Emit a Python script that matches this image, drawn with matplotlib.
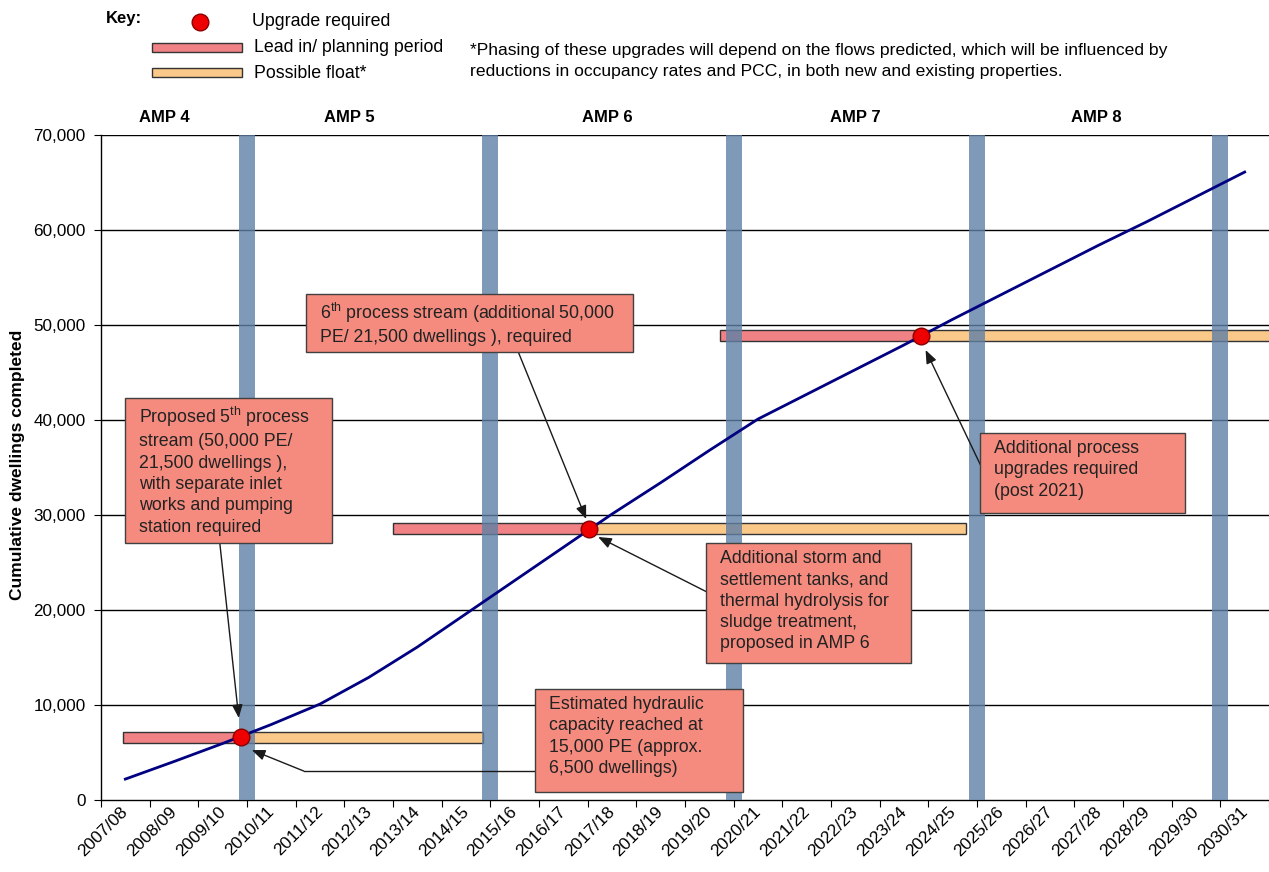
import numpy as np
import matplotlib.pyplot as plt
from matplotlib.patches import Rectangle
from matplotlib.transforms import ScaledTranslation

plt.rcParams['font.family'] = ['Liberation Sans', 'DejaVu Sans']
plt.rcParams['mathtext.fontset'] = 'custom'
plt.rcParams['mathtext.rm'] = 'Liberation Sans'
plt.rcParams['mathtext.default'] = 'rm'

# data
years = ["2007/08", "2008/09", "2009/10", "2010/11", "2011/12", "2012/13",
         "2013/14", "2014/15", "2015/16", "2016/17", "2017/18", "2018/19",
         "2019/20", "2020/21", "2021/22", "2022/23", "2023/24", "2024/25",
         "2025/26", "2026/27", "2027/28", "2028/29", "2029/30", "2030/31"]
dwellings = [2200, 4050, 5950, 7950, 10100, 12900, 16100, 19600, 23100,
             26600, 30100, 33400, 36800, 40100, 42700, 45300, 47900, 50600,
             53200, 55800, 58400, 60900, 63500, 66100]

amp_names = ["AMP 4", "AMP 5", "AMP 6", "AMP 7", "AMP 8"]
amp_bounds = [3, 8, 13, 18, 23]          # category boundaries between AMPs

upgrade_x = [2.87, 10.03, 16.84]
upgrade_y = [6630, 28550, 48850]
lead_start = [0.45, 5.99, 12.72]
float_end = [7.84, 17.78, 25.0]

# colours
navy = "#000080"
band_col = "#5f80a6"
lead_col = "#f08286"
float_col = "#fac98a"
box_col = "#f48b7e"
edge_col = "#404040"
txt_col = "#222222"

W, H = 1269, 872
fig = plt.figure(figsize=(W / 100, H / 100), dpi=100)
ax = fig.add_axes([101 / W, 1 - 800 / H, 1 - 101 / W, (800 - 135) / H])


def px2data(px, py):
    # helper for placing annotation boxes (pixel -> data)
    return (px - 101) / 48.75, (800 - py) / 0.0095


x = np.arange(len(years)) + 0.5
ax.set_xlim(0, 24)
ax.set_ylim(0, 70000)

# gridlines
for v in range(10000, 70001, 10000):
    ax.axhline(v, color="black", lw=1.0, zorder=1)

# lead in / float bars
bar_h = 1160
for xs, xd, xe, yv in zip(lead_start, upgrade_x, float_end, upgrade_y):
    ax.add_patch(Rectangle((xs, yv - bar_h / 2), xd - xs, bar_h, fc=lead_col,
                           ec="#333333", lw=1.0, zorder=2))
    ax.add_patch(Rectangle((xd, yv - bar_h / 2), xe - xd, bar_h, fc=float_col,
                           ec="#333333", lw=1.0, zorder=2, clip_on=True))

# AMP boundaries
for b in amp_bounds:
    ax.axvspan(b - 0.165, b + 0.165, color=band_col, alpha=0.8, lw=0, zorder=3)

ax.plot(x, dwellings, color=navy, lw=2.0, zorder=4)
ax.plot(upgrade_x, upgrade_y, "o", ms=12, mfc="#ee0000", mec="#8b0000",
        mew=1.0, zorder=8)

# AMP labels
amp_lx = [1.3, 5.1, 10.4, 15.5, 20.45]
for lx, name in zip(amp_lx, amp_names):
    ax.text(lx, 1.027, name, transform=ax.get_xaxis_transform(), ha="center",
            va="center", fontsize=12, fontweight="bold")

# axes styling
ax.spines["right"].set_visible(False)
ax.spines["top"].set_visible(False)
ax.spines["left"].set_linewidth(1.0)
ax.spines["bottom"].set_linewidth(1.0)
ax.set_yticks(range(0, 70001, 10000))
ax.set_yticklabels([f"{v:,}" for v in range(0, 70001, 10000)], fontsize=12.3)
ax.set_xticks(range(0, 25))
ax.set_xticklabels([])
ax.set_xticks(x, minor=True)
ax.set_xticklabels(years, minor=True, rotation=45, ha="right",
                   rotation_mode="anchor", fontsize=12.5)
ax.tick_params(axis="x", which="minor", length=0, pad=3)
ax.tick_params(axis="both", which="major", length=5, direction="out")
ax.tick_params(axis="y", pad=6)
for lab in ax.get_xticklabels(minor=True):
    lab.set_transform(lab.get_transform() +
                      ScaledTranslation(-5 / 100, 0, fig.dpi_scale_trans))
fig.text(18 / W, 1 - 465 / H, "Cumulative dwellings completed", rotation=90,
         ha="center", va="center", fontsize=12.5, fontweight="bold")

# annotation boxes
boxes = [
    ((125, 398, 332, 543),
     "Proposed 5$^{th}$ process\nstream (50,000 PE/\n21,500 dwellings ),\n"
     "with separate inlet\nworks and pumping\nstation required"),
    ((306, 294, 634, 352),
     "6$^{th}$ process stream (additional 50,000\nPE/ 21,500 dwellings ), required"),
    ((982, 433, 1187, 513),
     "Additional process\nupgrades required\n(post 2021)"),
    ((707, 543, 912, 663),
     "Additional storm and\nsettlement tanks, and\nthermal hydrolysis for\n"
     "sludge treatment,\nproposed in AMP 6"),
    ((536, 689, 744, 792),
     "Estimated hydraulic\ncapacity reached at\n15,000 PE (approx.\n6,500 dwellings)"),
]
for (l, t, r, b), label in boxes:
    x0, y0 = px2data(l, b)
    x1, y1 = px2data(r, t)
    ax.add_patch(Rectangle((x0, y0), x1 - x0, y1 - y0, fc=box_col, ec=edge_col,
                           lw=1.0, zorder=10))
    tx, ty = px2data(l + 14, t + 7)
    ax.text(tx, ty, label, ha="left", va="top", fontsize=12.8, color=txt_col,
            linespacing=1.33, zorder=11)

arrows = [
    ((220, 543), (239, 718)),
    ((519, 352), (587, 519)),
    ((708, 592), (599, 537)),
    ((982, 465), (927, 350)),
    ((304, 771), (252, 750)),
]
for tail, head in arrows:
    ax.annotate("", xy=px2data(*head), xytext=px2data(*tail),
                arrowprops=dict(arrowstyle="-|>,head_length=0.5,head_width=0.2",
                                color="#1a1a1a", lw=1.0,
                                mutation_scale=16, shrinkA=0, shrinkB=0),
                zorder=9)
ex0, ey0 = px2data(536, 771)
ex1, ey1 = px2data(304, 771)
ax.plot([ex0, ex1], [ey0, ey1], color="#1a1a1a", lw=1.0, zorder=9)

# key
def fx(px):
    return px / W


def fy(py):
    return 1 - py / H


fig.text(fx(106), fy(18), "Key:", fontsize=12, fontweight="bold", va="center")
fig.add_artist(plt.Line2D([fx(200)], [fy(22)], marker="o", ms=12,
                          mfc="#ee0000", mec="#8b0000", mew=1.0))
fig.text(fx(252), fy(22), "Upgrade required", fontsize=12.8, va="center")
fig.add_artist(Rectangle((fx(152), fy(52)), fx(90), 9 / H, fc=lead_col,
                         ec="#333333", lw=1.0, transform=fig.transFigure))
fig.text(fx(254), fy(47), "Lead in/ planning period", fontsize=12.8, va="center")
fig.add_artist(Rectangle((fx(152), fy(77)), fx(90), 9 / H, fc=float_col,
                         ec="#333333", lw=1.0, transform=fig.transFigure))
fig.text(fx(254), fy(73), "Possible float*", fontsize=12.8, va="center")
fig.text(fx(470), fy(61),
         "*Phasing of these upgrades will depend on the flows predicted, which will be influenced by\n"
         "reductions in occupancy rates and PCC, in both new and existing properties.",
         fontsize=12.6, va="center", linespacing=1.45)

fig.savefig("out.png", dpi=100)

## Exercise:
From the first line above down to the line with "plt.rcParams['mathtext.default'] = 'rm'", reproduce every line and no others, omitting pictures.

## Complete response:
Emit a Python script that matches this image, drawn with matplotlib.
import numpy as np
import matplotlib.pyplot as plt
from matplotlib.patches import Rectangle
from matplotlib.transforms import ScaledTranslation

plt.rcParams['font.family'] = ['Liberation Sans', 'DejaVu Sans']
plt.rcParams['mathtext.fontset'] = 'custom'
plt.rcParams['mathtext.rm'] = 'Liberation Sans'
plt.rcParams['mathtext.default'] = 'rm'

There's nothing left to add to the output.